The Opera of today is not the same as the one from back in the days! The original company sold all their code and rights to a chinese consortium in 2016. Since then it's basically a variant of chromium, with some propriatary features and tracking added. I don't know the new owners, so I don't trust them with my browsing data!

[–] magic_lobster_party@kbin.social 24 points 1 year ago (1 children)

The original devs of Opera went to make Vivaldi, which is a yet another Chromium based browser.

[–] dizzy@lemmy.ml 2 points 1 year ago

It is yet another Chromium based browser but for when Chromium is needed for compatibility reasons, it’s got some pretty cool features like split panes and mobile sites as a sidebar etc.

Firefox always number 1 though.

[–] nan@lemmy.blahaj.zone 8 points 1 year ago

The original company was sold. Opera Software still makes the browser and its headquarters is still in Norway, but it is owned by a consortium.

[–] Scooter411@lemmy.ml 3 points 1 year ago (2 children)

Just curious, what browser do you use?

[–] shrugal@lemmy.world 9 points 1 year ago (1 children)

I switched from Chrome to Firefox about a year ago, because it's just better for personal privacy and the freedom of the web as a whole. Brave would be my second choice, but FF lets you easily self-host a sync server for all your browsing data.

[–] 4am@lemmy.world 1 points 1 year ago (1 children)

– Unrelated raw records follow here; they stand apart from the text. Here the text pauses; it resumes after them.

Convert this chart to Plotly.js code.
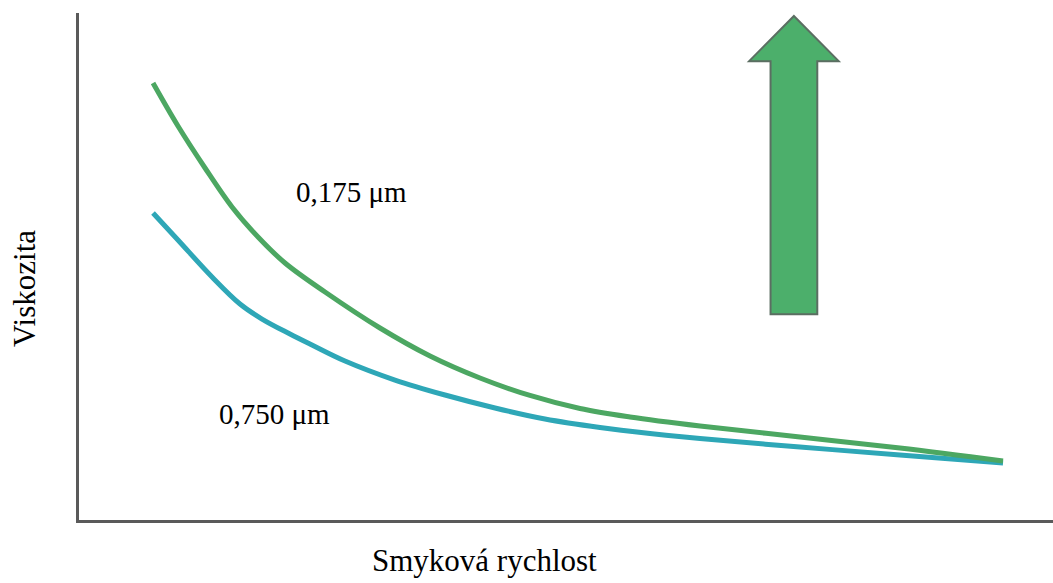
<!DOCTYPE html>
<html>
<head>
<meta charset="utf-8">
<script src="https://cdn.plot.ly/plotly-3.0.1.min.js"></script>
<style>html,body{margin:0;padding:0;background:#fff;}#chart{width:1053px;height:583px;}</style>
</head>
<body>
<div id="chart"></div>
<script>
// Shear rate (arbitrary units) and viscosity (arbitrary units)
const shearFine = [7.60, 10.16, 12.94, 15.71, 18.38, 21.15, 25.26, 30.90, 36.04, 41.17, 46.30, 51.44, 56.57, 63.76, 74.02, 84.29, 94.87];
const viscFine  = [86.19, 77.71, 69.43, 61.74, 55.82, 50.69, 44.97, 37.87, 32.35, 28.01, 24.56, 21.99, 20.32, 18.54, 16.37, 14.20, 11.64];
const shearCoarse = [7.60, 10.16, 13.66, 16.53, 18.79, 21.66, 23.92, 27.31, 32.44, 37.58, 42.71, 47.84, 53.49, 58.62, 63.76, 74.02, 84.29, 94.87];
const viscCoarse  = [60.55, 55.23, 47.93, 42.60, 39.64, 36.69, 34.52, 31.36, 27.61, 24.65, 22.09, 19.92, 18.24, 17.06, 16.07, 14.40, 12.82, 11.24];
const labelFine = "0,175 μm";
const labelCoarse = "0,750 μm";
const xTitle = "Smyková rychlost";
const yTitle = "Viskozita";

const serif = "Liberation Serif";

const traces = [
  {x: shearCoarse, y: viscCoarse, mode: "lines", line: {color: "#2ea7b7", width: 5, shape: "spline", smoothing: 1}, hoverinfo: "skip"},
  {x: shearFine, y: viscFine, mode: "lines", line: {color: "#4ca762", width: 5, shape: "spline", smoothing: 1}, hoverinfo: "skip"}
];

const layout = {
  width: 1053, height: 583,
  margin: {l: 79, r: 0, t: 13, b: 63},
  paper_bgcolor: "#fff", plot_bgcolor: "#fff",
  showlegend: false,
  font: {family: serif, size: 29, color: "#000"},
  xaxis: {range: [0, 100], showline: true, linecolor: "#5a5a5a", linewidth: 3, showgrid: false, zeroline: false,
          showticklabels: false, ticks: "", fixedrange: true},
  yaxis: {range: [0, 100], showline: true, linecolor: "#5a5a5a", linewidth: 3, showgrid: false, zeroline: false,
          showticklabels: false, ticks: "", fixedrange: true},
  shapes: [{
    type: "path", xref: "x", yref: "y", layer: "above",
    path: "M 73.4 99.4 L 78.0 90.5 L 75.8 90.5 L 75.8 40.6 L 71.0 40.6 L 71.0 90.5 L 68.8 90.5 Z",
    fillcolor: "#4caf6b", line: {color: "#5b6e62", width: 2}
  }],
  annotations: [
    {x: 27.98, y: 64.7, xref: "x", yref: "y", text: labelFine, showarrow: false, font: {family: serif, size: 29, color: "#000"}},
    {x: 20.12, y: 20.9, xref: "x", yref: "y", text: labelCoarse, showarrow: false, font: {family: serif, size: 29, color: "#000"}},
    {x: 0.4168, y: -0.0789, xref: "paper", yref: "paper", xanchor: "center", yanchor: "middle", text: xTitle, showarrow: false,
     font: {family: serif, size: 31, color: "#000"}},
    {x: -0.0555, y: 0.4576, xref: "paper", yref: "paper", xanchor: "center", yanchor: "middle", textangle: -90, text: yTitle, showarrow: false,
     font: {family: serif, size: 31, color: "#000"}}
  ]
};

Plotly.newPlot("chart", traces, layout, {displayModeBar: false, staticPlot: true});
</script>
</body>
</html>
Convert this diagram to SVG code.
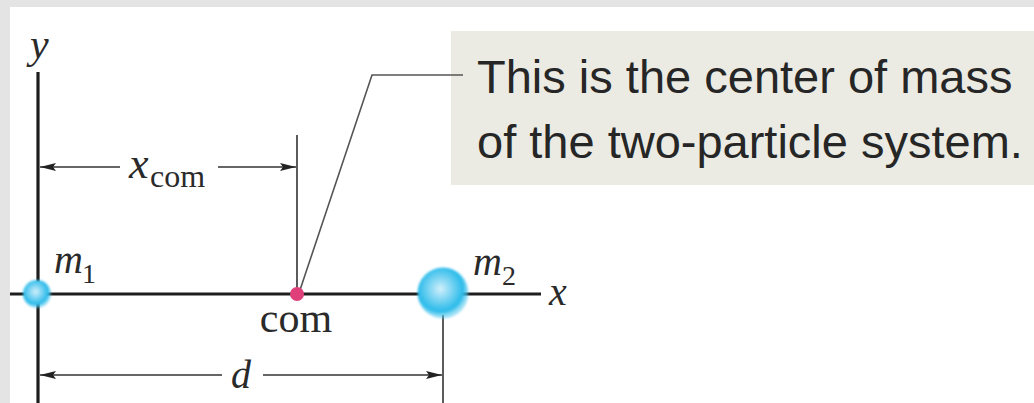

Brave is littered with crypto and replaces other ad networks with their own (which does tracking basically exclusively for them).

Steer clear, it’s a trap.

[–] Madbrad200@lemmy.world 1 points 1 year ago

You can disable Brave ads and tracking pretty easy. A lot of the crypto stuff can be disabled too.

[–] kyub@discuss.tchncs.de 2 points 1 year ago* (last edited 1 year ago)

Tor browser for mostly anonymous browsing, Mullvad browser as default non-Tor browser (it's basically an open source Firefox fork made by Mullvad and the Tor team), but I also still have a regular Firefox configured with Arkenfox' user.js and some important extensions, as well as a Chromium with zero protections except uBlock Origin. I switch between those browsers depending on use case. Each browser has a different theme to make them easily distinguishable from each other, the "insecure" browsers which I only use for rare exceptions (websites misbehaving in any other browser) have a red-like color. All browsers are being run sandboxed.

On mobile: Tor browser, Bromite and Vanadium.